[18] “She was in black down to her toes, with her hair concealed under a cambric border, laid close to the forehead: she was one of those kind of nuns, and please your honour, of which there are a good many in Flanders.” “By thy description Trim,” said my uncle Toby, “I dare say she was a young Beguine, of whom there are none to be found any where, except in the Spanish Netherlands, they differ from other nuns in this, that they can quit their cloisters, if they chose to marry—they visit, and take care of the sick by profession, but I had rather, for my own part, they did it out of good nature.”—Sterne.

[19] The 17th article of the Constitution Belge, contains the following pithy enactment as to national education. “L’Enseignement est libre, toute mesure préventive est interdite.”

[20]Quelques mots sur l’état actuel de l’instruction primaire en Belgique, et sur la nécessité de l’améliorer.

See also a clever paper by R. W. Rawson, Esq. in the Quarterly Journal of the Statistical Society of London, vol. 2, p. 385.

[21] The linen which we saw was of low quality, coarse and strong, and by no means cheap. It consisted of sheeting, for export to the Havannah, which, for five quarter’s wide, was sold at one shilling a yard.

[22] This latter quantity is found in the tables published by the Board of Trade, under the head of “Flax, Tow, or Codilla of Hemp and Tow.” The importation of “undressed hemp” is under another head, and amounts to 730,375 cwt.

[23] It is curious that this process which all concur in representing to be one requiring the utmost cleanliness and purity, should of all places be performed in Holland with an utter neglect of both. In an able document by Mr. Acton, in the Quarterly Journal of Agriculture for 1832, he gives the following account of the operation. “The mode of watering flax in Holland, and in the low lands of Belgium and France, is to put a dam across the canal, clean out the weeds and mud for a few yards next the dam, lay in three or four rows of sheaves of flax next the dam, and then covering these six inches deep with the rank herbage that grows in the canal, and the mud raked up from its bottom. A few more courses of sheaves are next placed in the same way as the first, and covered in the same way with weeds and mud, till the whole is put in steep. These fosses, and the mode of placing the flax in them, are as they ought to be, but the propriety of dragging up so much mud or slime from the bottom of the canals, to cover the sheaves, six inches deep, may well be doubted, it cannot fail to besmear the lint so much, as to render it so nasty, that it would require to be much rinsed and washed in the water to remove the mud. This not only creates labour, by no means the most agreeable, but must greatly injure the flax by ruffling it in the water, a thing that ought to be avoided.”—Vol. iv. p. 174.

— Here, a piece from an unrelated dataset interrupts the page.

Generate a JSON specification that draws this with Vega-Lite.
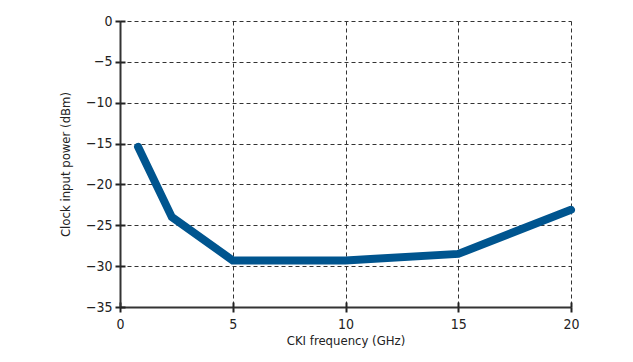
{
  "$schema": "https://vega.github.io/schema/vega-lite/v6.json",
  "width": 451,
  "height": 286,
  "autosize": "none",
  "padding": {"left": 120, "top": 21, "right": 62, "bottom": 55},
  "background": "white",
  "config": {
    "view": {"stroke": null},
    "font": "'DejaVu Sans Condensed', 'Liberation Sans', sans-serif",
    "axis": {
      "labelFont": "'DejaVu Sans Condensed', 'Liberation Sans', sans-serif",
      "titleFont": "'DejaVu Sans Condensed', 'Liberation Sans', sans-serif",
      "labelFontSize": 14,
      "titleFontSize": 13,
      "titleFontWeight": "normal",
      "labelColor": "#222",
      "titleColor": "#222",
      "labelFlush": false,
      "domainColor": "#333",
      "domainWidth": 2,
      "tickColor": "#222",
      "tickWidth": 2,
      "tickSize": 5,
      "gridColor": "#333",
      "gridDash": [4, 3],
      "gridWidth": 1,
      "gridOpacity": 1
    }
  },
  "data": {
    "values": [
      {"f": 0.8, "p": -15.4},
      {"f": 2.3, "p": -24.0},
      {"f": 5, "p": -29.3},
      {"f": 10, "p": -29.3},
      {"f": 15, "p": -28.5},
      {"f": 20, "p": -23.1}
    ]
  },
  "layer": [
    {
      "mark": {"type": "line", "color": "#00558f", "strokeWidth": 8, "strokeCap": "round", "strokeJoin": "miter"},
      "encoding": {
        "x": {"field": "f", "type": "quantitative", "scale": {"domain": [0, 20], "nice": false},
          "axis": {"values": [0, 5, 10, 15, 20], "title": "CKI frequency (GHz)", "labelPadding": 5, "titlePadding": 3, "orient": "bottom"}},
        "y": {"field": "p", "type": "quantitative", "scale": {"domain": [-35, 0], "nice": false},
          "axis": {"values": [0, -5, -10, -15, -20, -25, -30, -35], "title": "Clock input power (dBm)", "labelPadding": 3, "titlePadding": 13, "orient": "left"}}
      }
    },
    {
      "mark": {"type": "line", "opacity": 0},
      "encoding": {
        "x": {"field": "f", "type": "quantitative", "scale": {"domain": [0, 20], "nice": false},
          "axis": {"values": [0, 5, 10, 15, 20], "orient": "bottom", "tickSize": -5, "labels": false, "domain": false, "grid": false, "title": null}},
        "y": {"field": "p", "type": "quantitative", "scale": {"domain": [-35, 0], "nice": false},
          "axis": {"values": [0, -5, -10, -15, -20, -25, -30, -35], "orient": "left", "tickSize": -5, "labels": false, "domain": false, "grid": false, "title": null}}
      }
    }
  ],
  "resolve": {"axis": {"x": "independent", "y": "independent"}}
}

[24] This important association has been for some years in operation, and amongst its functions has sent several commissioners into other countries to ascertain the relative value of their various processes. The result of these inquiries, they have condensed into a short manual for the use of the farmers and others engaged in the trade in Flanders; in order to confine it to whom it has been written and printed in Flemish. A copy of this valuable document translated into French, for which I am indebted to a particular source, I have placed in the appendix to these volumes. Knowing it as I do, to be the genuine and anxious suggestions of the best practical men in Belgium, it may be regarded as a faithful guide to their process, and would be well deserving of extensive circulation in the flax districts of Great Britain and Ireland.

[25] It consists, I believe, of about thirteen sail of small vessels.

[26] On the first out-break of the revolution, the people of Antwerp, strongly opposed to it, sent the following address to the King of Holland. “Sire, it is not without painful sensations that we have been apprised of the demand made to your Majesty, tending to obtain a separation of interests between the southern and northern provinces. The fear that our silence may be interpreted as an adhesion to this proposition, imposes upon us the duty of exposing to your Majesty, that the wish is in no way participated in by us. The experience of fifteen years has proved to us, in the most evident manner, that is to the free and mutual exchange of produce, that we are indebted for reciprocal prosperity. The advantages that navigation derives from the colonies, the increasing outlets that these same colonies constantly offer to the produce of our industry, are irrefragible proofs, that any separation would not only be fatal to this province, but to the commercial industry of all Belgium. Intimately persuaded of this great truth, we dare to make it known to your Majesty, with that confidence and respect inspired by a King, who desires the welfare of his people, and who will never labour but in the interest of its well understood prosperity.”—Antwerp, September 13th, 1830.